[Aim]
Reproduce the listing below character for character; drop every image.

·····

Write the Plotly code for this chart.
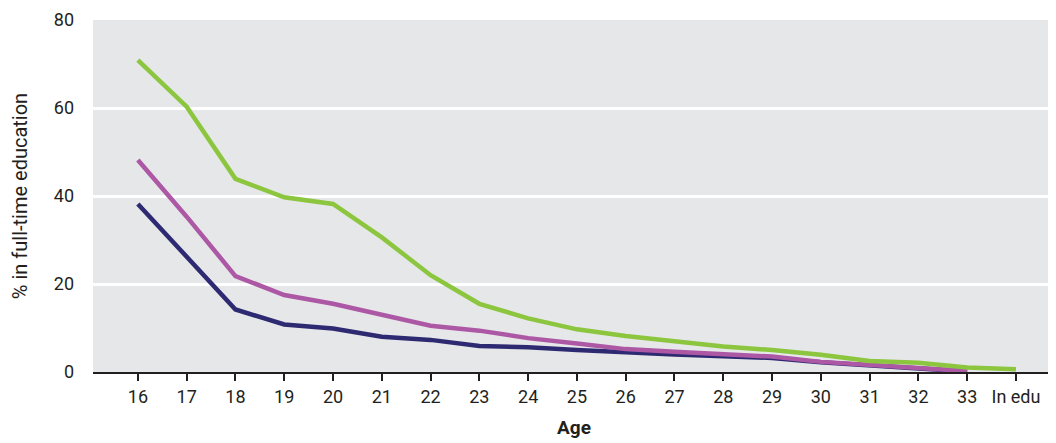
import plotly.graph_objects as go

ages = ["16", "17", "18", "19", "20", "21", "22", "23", "24", "25", "26", "27",
        "28", "29", "30", "31", "32", "33", "In edu"]
green = [70.9, 60.3, 43.9, 39.7, 38.2, 30.6, 22.0, 15.5, 12.2, 9.7, 8.2, 7.0,
         5.8, 5.0, 3.9, 2.5, 2.1, 1.0, 0.6]
magenta = [48.2, 35.3, 21.8, 17.5, 15.5, 13.1, 10.5, 9.4, 7.7, 6.5, 5.2, 4.6,
           4.1, 3.5, 2.3, 1.6, 0.8, 0.2, None]
navy = [38.2, 26.2, 14.2, 10.8, 9.9, 8.0, 7.3, 5.9, 5.6, 5.0, 4.4, 4.0,
        3.6, 3.2, 2.2, 1.5, 0.7, 0.1, None]
y_ticks = [0, 20, 40, 60, 80]

xs = list(range(len(ages)))
fig = go.Figure()
for vals, col in [(navy, "#2e2a72"), (magenta, "#ad58a5"), (green, "#8cc63f")]:
    fig.add_trace(go.Scatter(x=xs, y=vals, mode="lines",
                             line=dict(color=col, width=4.5),
                             showlegend=False, hoverinfo="skip"))

font_family = "Roboto, 'DejaVu Sans', sans-serif"
fig.update_layout(
    width=1048, height=435,
    margin=dict(l=85, r=1, t=12, b=71),
    paper_bgcolor="white", plot_bgcolor="#e6e7e9",
    font=dict(family=font_family, size=18, color="#231f20"),
    xaxis=dict(
        tickmode="array", tickvals=xs, ticktext=ages,
        range=[-0.92, 18.8], automargin=False,
        showgrid=False, zeroline=False,
        showline=True, linecolor="#231f20", linewidth=2,
        ticks="outside", ticklen=7, tickwidth=2, tickcolor="#231f20",
        tickfont=dict(size=18),
        title=dict(text="<b>Age</b>", font=dict(size=19), standoff=15),
    ),
    yaxis=dict(
        tickmode="array", tickvals=y_ticks,
        range=[0, 80], automargin=False,
        showgrid=True, gridcolor="white", gridwidth=2.5,
        zeroline=False, showline=False,
        ticks="", ticklabelstandoff=18,
        tickfont=dict(size=18),
        title=dict(text="% in full-time education", font=dict(size=20), standoff=25),
    ),
)
fig.write_html("out.html")
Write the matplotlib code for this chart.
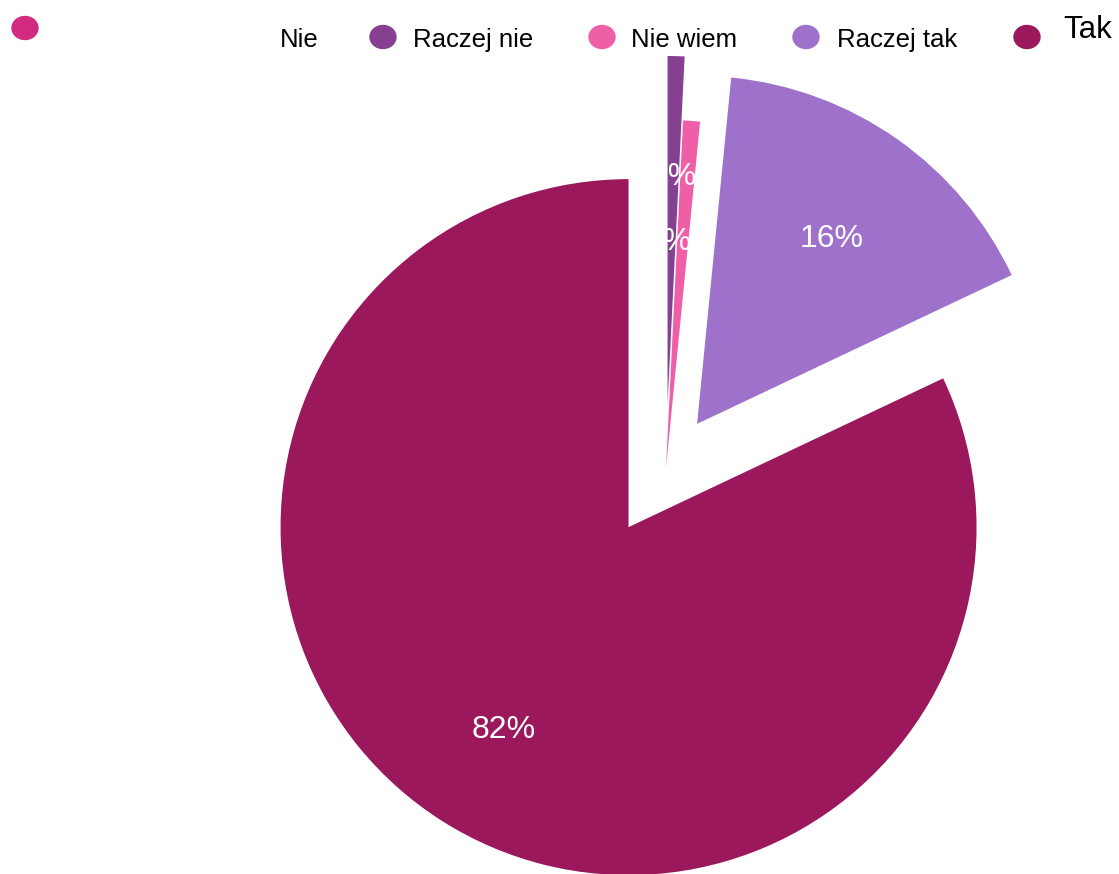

·····

[Result]
Write the Plotly code for this chart.
import plotly.graph_objects as go

ages = ["16", "17", "18", "19", "20", "21", "22", "23", "24", "25", "26", "27",
        "28", "29", "30", "31", "32", "33", "In edu"]
green = [70.9, 60.3, 43.9, 39.7, 38.2, 30.6, 22.0, 15.5, 12.2, 9.7, 8.2, 7.0,
         5.8, 5.0, 3.9, 2.5, 2.1, 1.0, 0.6]
magenta = [48.2, 35.3, 21.8, 17.5, 15.5, 13.1, 10.5, 9.4, 7.7, 6.5, 5.2, 4.6,
           4.1, 3.5, 2.3, 1.6, 0.8, 0.2, None]
navy = [38.2, 26.2, 14.2, 10.8, 9.9, 8.0, 7.3, 5.9, 5.6, 5.0, 4.4, 4.0,
        3.6, 3.2, 2.2, 1.5, 0.7, 0.1, None]
y_ticks = [0, 20, 40, 60, 80]

xs = list(range(len(ages)))
fig = go.Figure()
for vals, col in [(navy, "#2e2a72"), (magenta, "#ad58a5"), (green, "#8cc63f")]:
    fig.add_trace(go.Scatter(x=xs, y=vals, mode="lines",
                             line=dict(color=col, width=4.5),
                             showlegend=False, hoverinfo="skip"))

font_family = "Roboto, 'DejaVu Sans', sans-serif"
fig.update_layout(
    width=1048, height=435,
    margin=dict(l=85, r=1, t=12, b=71),
    paper_bgcolor="white", plot_bgcolor="#e6e7e9",
    font=dict(family=font_family, size=18, color="#231f20"),
    xaxis=dict(
        tickmode="array", tickvals=xs, ticktext=ages,
        range=[-0.92, 18.8], automargin=False,
        showgrid=False, zeroline=False,
        showline=True, linecolor="#231f20", linewidth=2,
        ticks="outside", ticklen=7, tickwidth=2, tickcolor="#231f20",
        tickfont=dict(size=18),
        title=dict(text="<b>Age</b>", font=dict(size=19), standoff=15),
    ),
    yaxis=dict(
        tickmode="array", tickvals=y_ticks,
        range=[0, 80], automargin=False,
        showgrid=True, gridcolor="white", gridwidth=2.5,
        zeroline=False, showline=False,
        ticks="", ticklabelstandoff=18,
        tickfont=dict(size=18),
        title=dict(text="% in full-time education", font=dict(size=20), standoff=25),
    ),
)
fig.write_html("out.html")
Write the matplotlib code for this chart.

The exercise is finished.